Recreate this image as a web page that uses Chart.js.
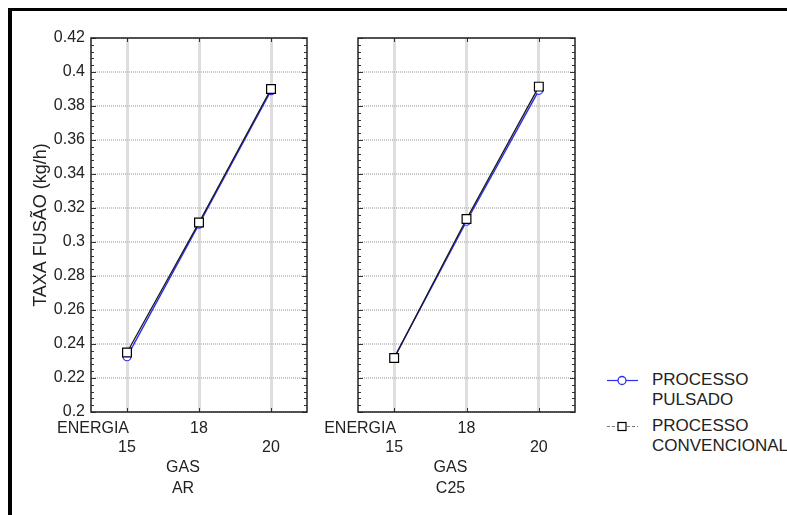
<!DOCTYPE html>
<html><head><meta charset="utf-8">
<script src="https://cdn.jsdelivr.net/npm/chart.js@4.4.1/dist/chart.umd.min.js"></script>
<style>
html,body{margin:0;padding:0;background:#fff;}
body{width:787px;height:515px;position:relative;overflow:hidden;font-family:"Liberation Sans",Arial,sans-serif;color:#222;}
#frame{position:absolute;left:8px;top:8px;width:800px;height:530px;border-left:4px solid #000;border-top:3px solid #000;box-sizing:border-box;}
#c1{position:absolute;left:0;top:0;}
#c2{position:absolute;left:300px;top:0;}
.legtxt{position:absolute;left:652px;font-size:17px;line-height:20px;white-space:nowrap;color:#222;}
#legsvg{position:absolute;left:600px;top:370px;}
</style>
</head><body>
<div id="frame"></div>
<canvas id="c1" width="330" height="515"></canvas>
<canvas id="c2" width="300" height="515"></canvas>
<svg id="legsvg" width="45" height="70">
  <line x1="7" y1="10.5" x2="38" y2="10.5" stroke="#3030f0" stroke-width="1.2"/>
  <circle cx="22" cy="10.5" r="4" fill="#fff" stroke="#3030f0" stroke-width="1.3"/>
  <line x1="7" y1="56.5" x2="38" y2="56.5" stroke="#777" stroke-width="1.2" stroke-dasharray="3,2"/>
  <rect x="18" y="52.5" width="8" height="8" fill="#fff" stroke="#000" stroke-width="1.2"/>
</svg>
<div class="legtxt" style="top:370px">PROCESSO<br>PULSADO</div>
<div class="legtxt" style="top:416px">PROCESSO<br>CONVENCIONAL</div>
<script>
// ---- data ----
const energia = ['15', '18', '20'];
const gasTypes = ['AR', 'C25'];
const pulsadoAR = [0.2325, 0.3105, 0.389];
const convencionalAR = [0.235, 0.3115, 0.390];
const pulsadoC25 = [0.2318, 0.3122, 0.3892];
const convencionalC25 = [0.2318, 0.3135, 0.3914];
const yMin = 0.2, yMax = 0.42, yStep = 0.02, yMinorStep = 0.004;
const yTitle = 'TAXA FUSÃO (kg/h)';
const energiaLabel = 'ENERGIA';
const gasLabel = 'GAS';

const FONT = '"Liberation Sans", Arial, sans-serif';
Chart.defaults.font.family = FONT;
Chart.defaults.color = '#222';

const fmt = v => String(Number(v.toFixed(2)));

const panelPlugin = {
  id: 'panel',
  afterDraw(chart, args, opts) {
    const {ctx, chartArea: a, scales: {x, y}} = chart;
    ctx.save();
    ctx.strokeStyle = '#333';
    ctx.lineWidth = 1;
    const n = Math.round((yMax - yMin) / yMinorStep);
    const per = Math.round(yStep / yMinorStep);
    ctx.beginPath();
    for (let i = 0; i <= n; i++) {
      const py = Math.round(y.getPixelForValue(yMin + i * yMinorStep)) + 0.5;
      const len = i % per === 0 ? 5 : 3;
      ctx.moveTo(a.left, py); ctx.lineTo(a.left + len, py);
      ctx.moveTo(a.right, py); ctx.lineTo(a.right - len, py);
    }
    for (let i = 0; i < energia.length; i++) {
      const px = Math.round(x.getPixelForValue(i)) + 0.5;
      ctx.moveTo(px, a.top); ctx.lineTo(px, a.top + 4);
      ctx.moveTo(px, a.bottom); ctx.lineTo(px, a.bottom - 4);
    }
    ctx.stroke();
    ctx.strokeStyle = '#222';
    ctx.lineWidth = 1.5;
    ctx.strokeRect(a.left, a.top, a.right - a.left, a.bottom - a.top);
    ctx.fillStyle = '#222';
    ctx.font = '16px ' + FONT;
    ctx.textBaseline = 'middle';
    ctx.textAlign = 'right';
    ctx.fillText(energiaLabel, x.getPixelForValue(0) + 2, a.bottom + 17);
    ctx.textAlign = 'center';
    const cx = (a.left + a.right) / 2 - 16;
    ctx.fillText(gasLabel, cx, a.bottom + 56);
    ctx.fillText(opts.gas, cx, a.bottom + 77);
    ctx.restore();
  }
};

function makeChart(id, pulsado, convencional, gas, first) {
  return new Chart(document.getElementById(id), {
    type: 'line',
    data: {
      labels: energia,
      datasets: [
        {label: 'PROCESSO CONVENCIONAL', data: convencional, borderColor: '#1a1a1a', borderWidth: 1.3,
         pointStyle: 'rect', pointRadius: 6.2, pointBorderColor: '#000', pointBackgroundColor: '#fff',
         pointBorderWidth: 1.2, tension: 0},
        {label: 'PROCESSO PULSADO', data: pulsado, borderColor: '#3030f0', borderWidth: 1.5,
         pointStyle: 'circle', pointRadius: 4, pointBorderColor: '#3030f0', pointBackgroundColor: '#fff',
         pointBorderWidth: 1.2, tension: 0}
      ]
    },
    options: {
      responsive: false,
      animation: false,
      events: [],
      layout: {padding: {top: 38, bottom: 63, left: 0, right: first ? 23 : 25}},
      plugins: {legend: {display: false}, tooltip: {enabled: false}, panel: {gas: gas}},
      scales: {
        x: {
          type: 'category', offset: true,
          grid: {offset: false, color: '#dedede', lineWidth: 3, drawTicks: false},
          border: {display: false},
          ticks: {
            color: '#222', font: {size: 16, lineHeight: '19px'}, padding: 7,
            maxRotation: 0, minRotation: 0, autoSkip: false,
            callback: (v, i) => i === 1 ? [energia[i], ''] : ['', energia[i]]
          },
          afterFit: s => { s.height = 40; }
        },
        y: {
          min: yMin, max: yMax,
          grid: {color: '#c8c8c8', lineWidth: 2, drawTicks: false},
          border: {display: false, dash: [1, 1]},
          ticks: {display: first, stepSize: yStep, color: '#222', font: {size: 16}, padding: 6, callback: v => fmt(v)},
          title: {display: first, text: yTitle, color: '#222', font: {size: 18}, padding: {top: 30}},
          afterFit: s => { s.width = first ? 91 : 58; }
        }
      }
    },
    plugins: [panelPlugin]
  });
}

makeChart('c1', pulsadoAR, convencionalAR, gasTypes[0], true);
makeChart('c2', pulsadoC25, convencionalC25, gasTypes[1], false);
</script>
</body></html>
-----
GIVEN PROBLEM:
Write out each line of the data exactly; the images should be left out.

THE ANSWER:
Recreate this image as a web page that uses Chart.js.
<!DOCTYPE html>
<html><head><meta charset="utf-8">
<script src="https://cdn.jsdelivr.net/npm/chart.js@4.4.1/dist/chart.umd.min.js"></script>
<style>
html,body{margin:0;padding:0;background:#fff;}
body{width:787px;height:515px;position:relative;overflow:hidden;font-family:"Liberation Sans",Arial,sans-serif;color:#222;}
#frame{position:absolute;left:8px;top:8px;width:800px;height:530px;border-left:4px solid #000;border-top:3px solid #000;box-sizing:border-box;}
#c1{position:absolute;left:0;top:0;}
#c2{position:absolute;left:300px;top:0;}
.legtxt{position:absolute;left:652px;font-size:17px;line-height:20px;white-space:nowrap;color:#222;}
#legsvg{position:absolute;left:600px;top:370px;}
</style>
</head><body>
<div id="frame"></div>
<canvas id="c1" width="330" height="515"></canvas>
<canvas id="c2" width="300" height="515"></canvas>
<svg id="legsvg" width="45" height="70">
  <line x1="7" y1="10.5" x2="38" y2="10.5" stroke="#3030f0" stroke-width="1.2"/>
  <circle cx="22" cy="10.5" r="4" fill="#fff" stroke="#3030f0" stroke-width="1.3"/>
  <line x1="7" y1="56.5" x2="38" y2="56.5" stroke="#777" stroke-width="1.2" stroke-dasharray="3,2"/>
  <rect x="18" y="52.5" width="8" height="8" fill="#fff" stroke="#000" stroke-width="1.2"/>
</svg>
<div class="legtxt" style="top:370px">PROCESSO<br>PULSADO</div>
<div class="legtxt" style="top:416px">PROCESSO<br>CONVENCIONAL</div>
<script>
// ---- data ----
const energia = ['15', '18', '20'];
const gasTypes = ['AR', 'C25'];
const pulsadoAR = [0.2325, 0.3105, 0.389];
const convencionalAR = [0.235, 0.3115, 0.390];
const pulsadoC25 = [0.2318, 0.3122, 0.3892];
const convencionalC25 = [0.2318, 0.3135, 0.3914];
const yMin = 0.2, yMax = 0.42, yStep = 0.02, yMinorStep = 0.004;
const yTitle = 'TAXA FUSÃO (kg/h)';
const energiaLabel = 'ENERGIA';
const gasLabel = 'GAS';

const FONT = '"Liberation Sans", Arial, sans-serif';
Chart.defaults.font.family = FONT;
Chart.defaults.color = '#222';

const fmt = v => String(Number(v.toFixed(2)));

const panelPlugin = {
  id: 'panel',
  afterDraw(chart, args, opts) {
    const {ctx, chartArea: a, scales: {x, y}} = chart;
    ctx.save();
    ctx.strokeStyle = '#333';
    ctx.lineWidth = 1;
    const n = Math.round((yMax - yMin) / yMinorStep);
    const per = Math.round(yStep / yMinorStep);
    ctx.beginPath();
    for (let i = 0; i <= n; i++) {
      const py = Math.round(y.getPixelForValue(yMin + i * yMinorStep)) + 0.5;
      const len = i % per === 0 ? 5 : 3;
      ctx.moveTo(a.left, py); ctx.lineTo(a.left + len, py);
      ctx.moveTo(a.right, py); ctx.lineTo(a.right - len, py);
    }
    for (let i = 0; i < energia.length; i++) {
      const px = Math.round(x.getPixelForValue(i)) + 0.5;
      ctx.moveTo(px, a.top); ctx.lineTo(px, a.top + 4);
      ctx.moveTo(px, a.bottom); ctx.lineTo(px, a.bottom - 4);
    }
    ctx.stroke();
    ctx.strokeStyle = '#222';
    ctx.lineWidth = 1.5;
    ctx.strokeRect(a.left, a.top, a.right - a.left, a.bottom - a.top);
    ctx.fillStyle = '#222';
    ctx.font = '16px ' + FONT;
    ctx.textBaseline = 'middle';
    ctx.textAlign = 'right';
    ctx.fillText(energiaLabel, x.getPixelForValue(0) + 2, a.bottom + 17);
    ctx.textAlign = 'center';
    const cx = (a.left + a.right) / 2 - 16;
    ctx.fillText(gasLabel, cx, a.bottom + 56);
    ctx.fillText(opts.gas, cx, a.bottom + 77);
    ctx.restore();
  }
};

function makeChart(id, pulsado, convencional, gas, first) {
  return new Chart(document.getElementById(id), {
    type: 'line',
    data: {
      labels: energia,
      datasets: [
        {label: 'PROCESSO CONVENCIONAL', data: convencional, borderColor: '#1a1a1a', borderWidth: 1.3,
         pointStyle: 'rect', pointRadius: 6.2, pointBorderColor: '#000', pointBackgroundColor: '#fff',
         pointBorderWidth: 1.2, tension: 0},
        {label: 'PROCESSO PULSADO', data: pulsado, borderColor: '#3030f0', borderWidth: 1.5,
         pointStyle: 'circle', pointRadius: 4, pointBorderColor: '#3030f0', pointBackgroundColor: '#fff',
         pointBorderWidth: 1.2, tension: 0}
      ]
    },
    options: {
      responsive: false,
      animation: false,
      events: [],
      layout: {padding: {top: 38, bottom: 63, left: 0, right: first ? 23 : 25}},
      plugins: {legend: {display: false}, tooltip: {enabled: false}, panel: {gas: gas}},
      scales: {
        x: {
          type: 'category', offset: true,
          grid: {offset: false, color: '#dedede', lineWidth: 3, drawTicks: false},
          border: {display: false},
          ticks: {
            color: '#222', font: {size: 16, lineHeight: '19px'}, padding: 7,
            maxRotation: 0, minRotation: 0, autoSkip: false,
            callback: (v, i) => i === 1 ? [energia[i], ''] : ['', energia[i]]
          },
          afterFit: s => { s.height = 40; }
        },
        y: {
          min: yMin, max: yMax,
          grid: {color: '#c8c8c8', lineWidth: 2, drawTicks: false},
          border: {display: false, dash: [1, 1]},
          ticks: {display: first, stepSize: yStep, color: '#222', font: {size: 16}, padding: 6, callback: v => fmt(v)},
          title: {display: first, text: yTitle, color: '#222', font: {size: 18}, padding: {top: 30}},
          afterFit: s => { s.width = first ? 91 : 58; }
        }
      }
    },
    plugins: [panelPlugin]
  });
}

makeChart('c1', pulsadoAR, convencionalAR, gasTypes[0], true);
makeChart('c2', pulsadoC25, convencionalC25, gasTypes[1], false);
</script>
</body></html>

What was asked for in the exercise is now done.